Ten minutes later, Sonya came in.
“My client’s color needs to set. What did she say?”
I took a deep breath and tried to compose myself, pushed down the lump in my throat, ignored the burning behind my eyes.
“She fired me,” I said flatly.
“Oh my God, I’m so sorry,” Sonya said, clasping her hands across her mouth. “If I’d know what she was after… but you know how sneaky she gets with her questions. Before I knew it, she had all the answers out of me and I thought she was talking about my overtime.”

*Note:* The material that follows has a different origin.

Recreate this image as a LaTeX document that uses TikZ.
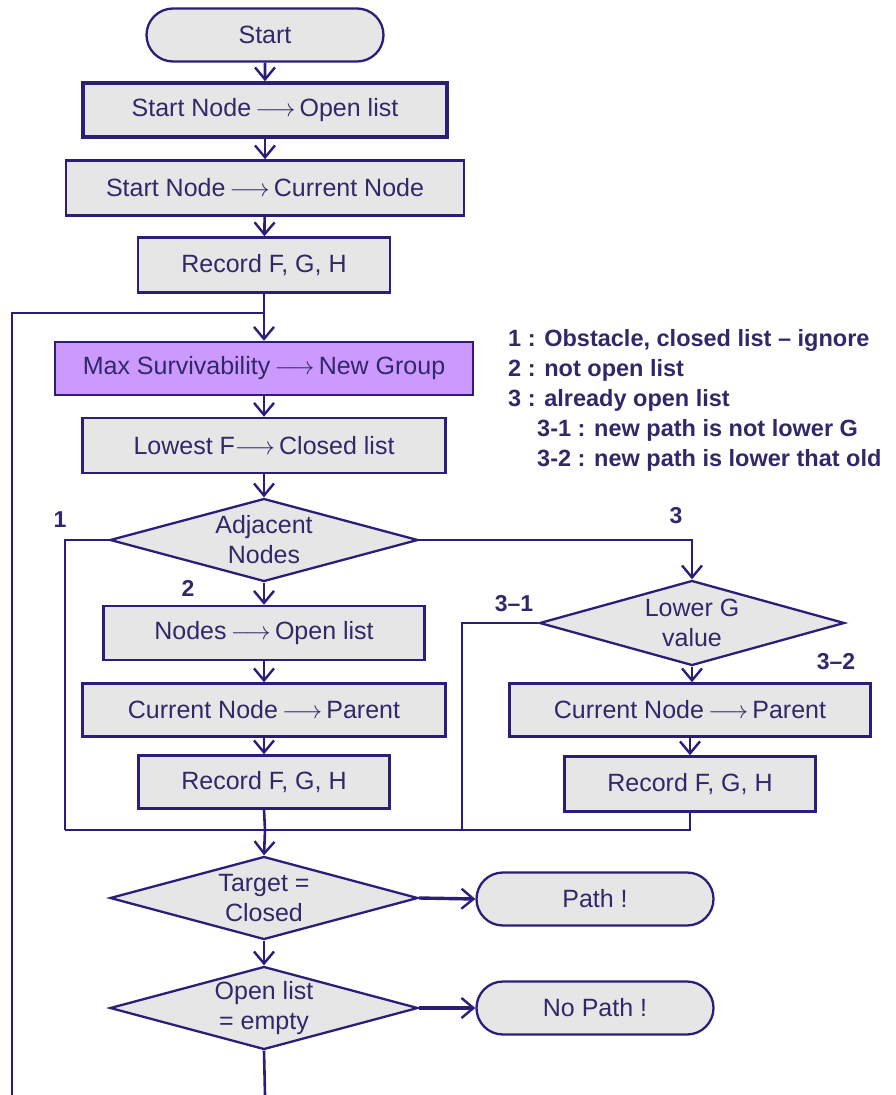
\documentclass[tikz,border=0pt]{standalone}
\usepackage{fontspec}
\setmainfont{Liberation Sans}
\usetikzlibrary{shapes.geometric,shapes.misc,arrows.meta}
\definecolor{ln}{RGB}{44,30,120}
\definecolor{tx}{RGB}{50,40,105}
\definecolor{gr}{RGB}{230,230,230}
\definecolor{pu}{RGB}{204,153,255}
\newcommand{\ar}{\,$\longrightarrow$\,}
\tikzset{
  every node/.style={text=tx},
  nfont/.style={font=\fontsize{25}{30}\selectfont},
  box/.style={rectangle, draw=ln, fill=gr, line width=2.5pt, inner sep=0pt, nfont},
  term/.style={rounded rectangle, draw=ln, fill=gr, line width=2.3pt, inner sep=0pt,
    minimum width=237pt, minimum height=53pt, nfont},
  dia/.style={diamond, draw=ln, fill=gr, line width=2.3pt, inner sep=0pt,
    minimum width=308pt, minimum height=83pt},
  dtext/.style={align=center, nfont, text=tx},
  lbl/.style={font=\fontsize{23}{26}\bfseries\selectfont},
  conn/.style={draw=ln, line width=2.6pt},
  arr/.style={conn, -{Straight Barb[length=12pt,width=20pt,line width=2.4pt]}},
  thinl/.style={draw=ln, line width=1.6pt}
}
\begin{document}
\begin{tikzpicture}[x=1pt,y=-1pt]
\useasboundingbox (0,0) rectangle (895,1095);
% main column
\node[term] (start) at (265,35) {Start};
\node[box, line width=3.5pt, minimum width=364pt, minimum height=54pt] (b1) at (265,110) {Start Node\ar Open list};
\node[box, minimum width=398pt, minimum height=55pt] (b2) at (265,188) {Start Node\ar Current Node};
\node[box, minimum width=252pt, minimum height=55pt] (b3) at (264,265) {Record F, G, H};
\node[box, fill=pu, minimum width=418pt, minimum height=53pt] (ms) at (264,368.5) {Max Survivability\ar New Group};
\node[box, minimum width=363pt, minimum height=55pt] (lf) at (264,445.5) {Lowest F$\longrightarrow$\,Closed list};
\node[dia, label={[dtext]center:Adjacent\\Nodes}] (adj) at (264,540) {};
\node[box, minimum width=321pt, minimum height=54pt] (no) at (264,633) {Nodes\ar Open list};
\node[box, minimum width=363pt, minimum height=53pt] (c1) at (264,710) {Current Node\ar Parent};
\node[box, minimum width=251pt, minimum height=53pt] (r1) at (264,782) {Record F, G, H};
% right branch
\node[dia, minimum width=305pt, minimum height=85pt, label={[dtext]center:Lower G\\value}] (lg) at (692,623) {};
\node[box, minimum width=361pt, minimum height=53pt] (c2) at (690,710) {Current Node\ar Parent};
\node[box, minimum width=251pt, minimum height=55pt] (r2) at (690,784) {Record F, G, H};
% bottom
\node[dia, label={[dtext]center:Target =\\Closed}] (tg) at (264,898) {};
\node[term] (pa) at (595,899) {Path !};
\node[dia, label={[dtext]center:Open list\\= empty}] (ol) at (264,1008) {};
\node[term] (np) at (595,1008) {No Path !};
% coordinates
\coordinate (m) at (265,830);
\coordinate (lc) at (65,830);
\coordinate (c31) at (462,830);
\coordinate (loopin) at (265,313);
\coordinate (bl) at (12,1095);
\coordinate (bm) at (265,1095);
% labels
\node[lbl] (l1) at (60,520) {1};
\node[lbl] (l2) at (188,588) {2};
\node[lbl] (l3) at (676,516) {3};
\node[lbl] (l31) at (514,604) {3–1};
\node[lbl] (l32) at (836,662) {3–2};
% legend
\node[anchor=north west, align=left, font=\fontsize{23.5}{30}\bfseries\selectfont, inner sep=0pt] (leg) at (508,329)
 {1 : Obstacle, closed list – ignore\\
  2 : not open list\\
  3 : already open list\\
  \hspace*{29pt}3-1 : new path is not lower G\\
  \hspace*{29pt}3-2 : new path is lower that old};
% connectors
\draw[arr] (start) -- (b1);
\draw[arr] (b1) -- (b2);
\draw[arr] (b2) -- (b3);
\draw[arr] (b3.south) -- (ms.north -| b3.south);
\draw[thinl] (bl) |- (loopin);
\draw[arr] (ms.south) -- (lf.north);
\draw[arr] (lf.south) -- (adj.north);
\draw[arr] (adj.east) -| (lg.north);
\draw[conn] (adj.west) -| (lc);
\draw[thinl] (lc) -- (m);
\draw[arr] (adj.south) -- (no.north);
\draw[arr] (no) -- (c1);
\draw[arr] (c1) -- (r1);
\draw[conn] (r1.south) -- (m);
\draw[conn] (lg.west) -| (c31) -- (m);
\draw[arr] (lg.south) -- (lg.south |- c2.north);
\draw[arr] (c2) -- (r2);
\draw[conn] (r2.south) |- (c31);
\draw[arr] (m) -- (tg.north);
\draw[arr, line width=3.4pt] (tg.east) -- (pa.west);
\draw[arr] (tg.south) -- (ol.north);
\draw[arr, line width=3.4pt] (ol.east) -- (np.west);
\draw[conn] (ol.south) -- (bm);
\end{tikzpicture}
\end{document}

“It’s fine,” I said, turning my back on Sonya because my eyes were filling up with tears despite my efforts, and I didn’t want to show her that, even though she’d betrayed me and she deserved to feel guilty as hell.
I left the salon with my bag slung over my shoulder, and I didn’t look back to the place where I’d dedicated four years of my time.
What would I do now? Where would I get money to pay for Trevor’s school and gas and food? Nancy wouldn’t give me a good reference letter. She was the type that believed the next employer ought to know about their prospective employee’s flaws. She was the type that would be so brutally honest it would just sound like she hated me.
I drove to a park and chose a parking space that overlooked the pond. To my side, children were playing on the swings, and there were pedal boats on the water. I took out the food I’d made for lunch and took a bite, but it turned to sand in my mouth.